Thank you very much. I misunderstood that for GBDT many core CPU is faster than GPU. I will tri it.

1 Like

I have NVLINK on both my machines. I haven’t used it for Numerai data, although I have for used it for some large computer vision models in the past. I don’t know of any automatic way to use multiple GPUs as one, for this use-case (model parallelism). When people say multi-GPU training, they usually mean training large batches on multiple GPUs (data parallelism), which is the easy case and trivially automated by all frameworks.

It’s fairly straightforward to place some layers (i.e weights for those layers) on different GPUs.

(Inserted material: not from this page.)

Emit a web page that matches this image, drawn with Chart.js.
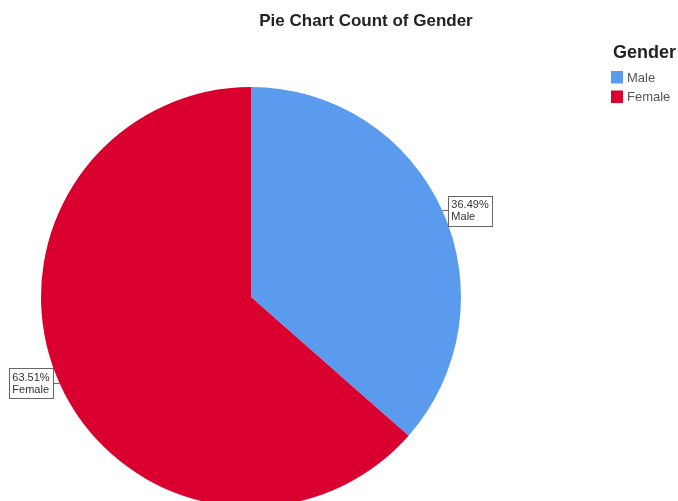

I’ve done this with tensorflow and JAX. Still a bit slower than using a single GPU, but noticeably faster than when doing the same without NVLINK, because device to device copies are much faster with it.

2 Likes

My CPU is a first Gen threadripper. 12 cores 24 threads, and fairly slow compared to latest Gen CPUs (I’ve overlooked it though so all cores are running at 4ghz all the time.). I use it mostly for pre and post processing. Been contemplating if I should upgrade to a 2990wx second Gen (32 cores 64 threads), which is the biggest one the motherboard supports. I don’t really need it though.

1 Like

Thanks for a very thorough answer!

3090 x 2… Do the house lights dim just a little when you fire that up? :slight_smile: Nice setup!

3 Likes

An Asus Eee PC 901, shipped with an Intel N270 Atom CPU clocked at 1.6GHz and 1GB of RAM.
It runs on Debian 9 and I use it for inference only !!!
I have models using XGBoost and that’s fine. I had to struggle a bit more with my PyTorch models as it is 32bit device and not PyTorch is not working on 32bit systems. So I have broken my models down to play them with the simple linear algebra using numpy.

Of course for training I have other devices : a MSI laptop (i7, 16GB, GTX 1060) and a retired open air mining rig (AMD CPU, 12GB, GTX 1080) but no data science war machine.

All models are running on cloud. Start fromAzure ML studio. Moved to Colab and Python as others suggested. Moved to Kaggle notebook later and now using Deepnote to conduct daily submission.